For this purpose, two distinct strategies involving predesigned methods or post-synthetic modifications^16–19 have been proposed and implemented to draw multiple proton carriers into MOFs: (1) the introduction of protophilic groups (–SO₃H, –PO₃H₂, –COOH, –OH, etc.) on the backbones by retaining residual acidic groups or transforming the precursors into functional groups;^20,21 (2) the incorporation of protic entities (H₂SO₄, H₃PO₄, imidazole, triazole, ammonium cations, etc.) into the channels by balancing charged frameworks or exchanging guest molecules.^22,23 Particularly, there have been some recent synergistic highly proton-conducting materials originating from the aforementioned approaches, for example H₂SO₄@MIL-101-SO₃H,²⁴ BUT-8(Cr)A,²⁵ and PCMOF2½(Tz).²⁶ These reasonable and sequential modifications of the products afford maximum proton donor–acceptor and strong host–guest interactions to establish successive hydrogen-bond networks and efficient proton-transfer pathways, leading to conductivity values surpassing 10⁻¹ S cm⁻¹ below 373 K with humidification, which are comparable to that of commercial Nafion materials.^27–29

Inspired by the feasibility of the above tactics, we attempt to explore enhancing strategies with synergistic effects to optimize proton conduction performance.
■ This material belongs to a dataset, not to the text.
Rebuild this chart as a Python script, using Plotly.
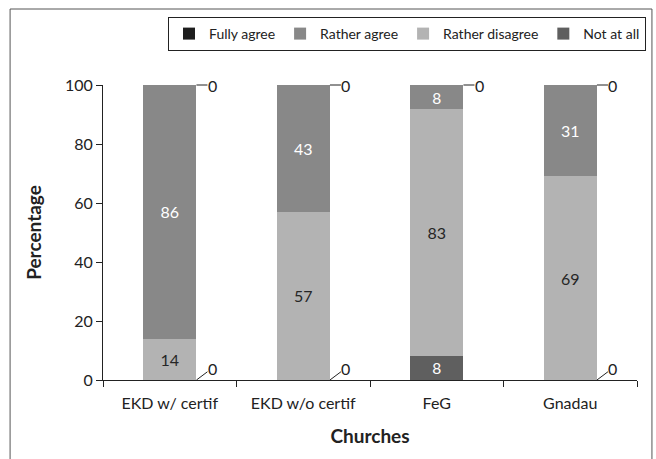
import plotly.graph_objects as go

categories = ["EKD w/ certif", "EKD w/o certif", "FeG", "Gnadau"]
not_at_all = [0, 0, 8.3, 0]
rather_disagree = [14, 57, 83.4, 69]
rather_agree = [86, 43, 8.3, 31]
fully_agree = [0, 0, 0, 0]

series = [
    ("Not at all", not_at_all, "#5f5f5f", "#ffffff"),
    ("Rather disagree", rather_disagree, "#b3b3b3", "#262626"),
    ("Rather agree", rather_agree, "#888888", "#ffffff"),
    ("Fully agree", fully_agree, "#1e1e1e", "#ffffff"),
]

FONT = "Lato"
fig = go.Figure()
for name, vals, color, tcolor in series:
    fig.add_trace(go.Bar(
        name=name, x=categories, y=vals,
        marker=dict(color=color, line=dict(width=0)),
        text=[str(round(v)) if v else "" for v in vals],
        textposition="inside", insidetextanchor="middle",
        textfont=dict(family=FONT, size=16, color=tcolor),
        textangle=0,
    ))

half = 0.2
annotations = []
for i, cat in enumerate(categories):
    base = 0
    for name, vals, color, tcolor in series:
        v = vals[i]
        if v == 0:
            if base < 50:
                ax, ay = 16, -12
            else:
                ax, ay = 16, 0
            annotations.append(dict(
                x=i + half, y=base, xref="x", yref="y", text="0",
                showarrow=True, arrowhead=0, arrowwidth=1, arrowcolor="#222",
                ax=ax, ay=ay, font=dict(family=FONT, size=16, color="#222"),
                borderpad=0,
            ))
        base += v

fig.update_layout(
    width=656, height=459,
    margin=dict(l=103, r=19, t=85, b=79),
    paper_bgcolor="white", plot_bgcolor="white",
    barmode="stack", bargap=0.6,
    font=dict(family=FONT, size=16, color="#222"),
    showlegend=True,
    legend=dict(
        orientation="h", traceorder="reversed",
        xref="container", yref="container",
        x=646 / 656, y=1 - 17 / 459, xanchor="right", yanchor="top",
        bordercolor="#222", borderwidth=1,
        font=dict(family=FONT, size=14, color="#222"),
        itemwidth=30,
    ),
    xaxis=dict(
        type="category", showline=True, linecolor="#222", linewidth=1,
        ticks="outside", tickson="boundaries", ticklen=6, tickcolor="#222",
        showgrid=False, automargin=False, ticklabelstandoff=9,
        title=dict(text="<b>Churches</b>", font=dict(family=FONT, size=19), standoff=18),
        tickfont=dict(family=FONT, size=16),
    ),
    yaxis=dict(
        range=[0, 100], tickvals=[0, 20, 40, 60, 80, 100],
        showline=True, linecolor="#222", linewidth=1, automargin=False,
        ticks="outside", ticklen=6, tickcolor="#222", showgrid=False, zeroline=False,
        title=dict(text="<b>Percentage</b>", font=dict(family=FONT, size=19), standoff=18),
        tickfont=dict(family=FONT, size=16),
    ),
    annotations=annotations,
    shapes=[dict(type="rect", xref="paper", yref="paper",
                 x0=-0.174, x1=1.028, y0=-0.4, y1=1.2576,
                 line=dict(color="#555", width=1), fillcolor="rgba(0,0,0,0)", layer="below")],
)

fig.write_html("out.html", config={"displayModeBar": False},
               post_script="document.body.style.margin='0px';document.body.style.overflow='hidden';")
In a previous report, we proposed an aliovalent metal substitution strategy^30,31 and implemented it on a dimethylaminium-templated compound In-BQ.³¹ This diamond-topology open framework featuring 2D intersected channels filled with dimethylamine and its protonated dimethylaminium constructed by –COOCH₃-functionalized anilicate linkers prompted us to sequentially modify the cooperation of aliovalent Cd(II) substitution and post-synthetic ligand esterolysis. Surprisingly, the modified framework Cd-BQ-COOH has three kinds of proton sources: the first are the attached –OH groups, which could dissociate H⁺ during the coordinate progress; the second are the filled Me₂NH molecule and Me₂NH₂⁺ cation, which could protonate into the doubling of Me₂NH₂⁺ cations through the aliovalent replacement of In(III) by Cd(II); and the third are the functionalized –COOH groups, which are potentially converted from the post-synthetic esterolysis of –COOCH₃ on anilicate ligands. In contrast to the Cd(II)-substituted Cd-BQ and carboxyl-functionalized In-BQ-COOH, which have already boosted the proton conductivities by 100-fold (2.30 × 10⁻² S cm⁻¹, 303 K and 95% RH) and 15-fold (3.54 × 10⁻³ S cm⁻¹, 303 K and 95% RH), respectively, when compared with pristine In-BQ, the sequentially modified Cd-BQ-COOH exhibits a 300-fold enhancement with up to 6.06 × 10⁻² S cm⁻¹ at the same condition.

Experimental section

Chemicals and materials

The starting materials and solvents were purchased and utilized from commercial sources without further purification. In-BQ and Cd-BQ were prepared according to our previously described procedure.³¹ To maintain the integrity of the skeletons and reduce the possibility of losing molecules/cations in the pores as much as possible, a mild and reversible acid hydrolysis was employed. In-BQ (0.2 g) and Cd-BQ (0.2 g) were separately hydrolyzed with 1 M H₂SO₄ solution (20 mL) in a 50 mL round-bottom flask. The suspensions of the solid were stirred for 10 h at 40 °C. After cooling to about 30 °C, the resulting powdered solids were isolated by centrifugation and washed with H₂O several times until the upper fluid was neutral. The morphological changes in both materials before and after esterolysis are shown in Fig. S1.†

Physical characterization

Scanning electron microscopy (SEM) images were recorded using a Thermofisher APR 20 emission scanning electron microscope with an accelerating voltage of 2–10 kV. Powder X-ray diffraction (PXRD) was measured on a Rigaku D/max-2550 diffractometer using Cu Kα radiation with an angle range (2θ) from 5° to 50°. Fourier transform infrared spectra (FT-IR) were obtained on KBr pellets with a PERKIN-ELMER 100-IR spectrometer (400–4000 cm⁻¹) at 298 K. Thermal gravimetric analysis (TGA) curves were collected using a JUPITER STA 449F3 instrument in an air atmosphere with a heating rate of 10 °C min⁻¹. Nuclear magnetic resonance (NMR) data were analysed using a BRUKER AVANCE 400 spectrometer. Electrospray ionization-mass spectrometry (ESI-MS) was performed on a BRUKER SolanX 70 FT-MS. The H₂O vapor adsorption isotherms were recorded using a BSD-VVS gravimetric vacuum steam adsorber at room temperature.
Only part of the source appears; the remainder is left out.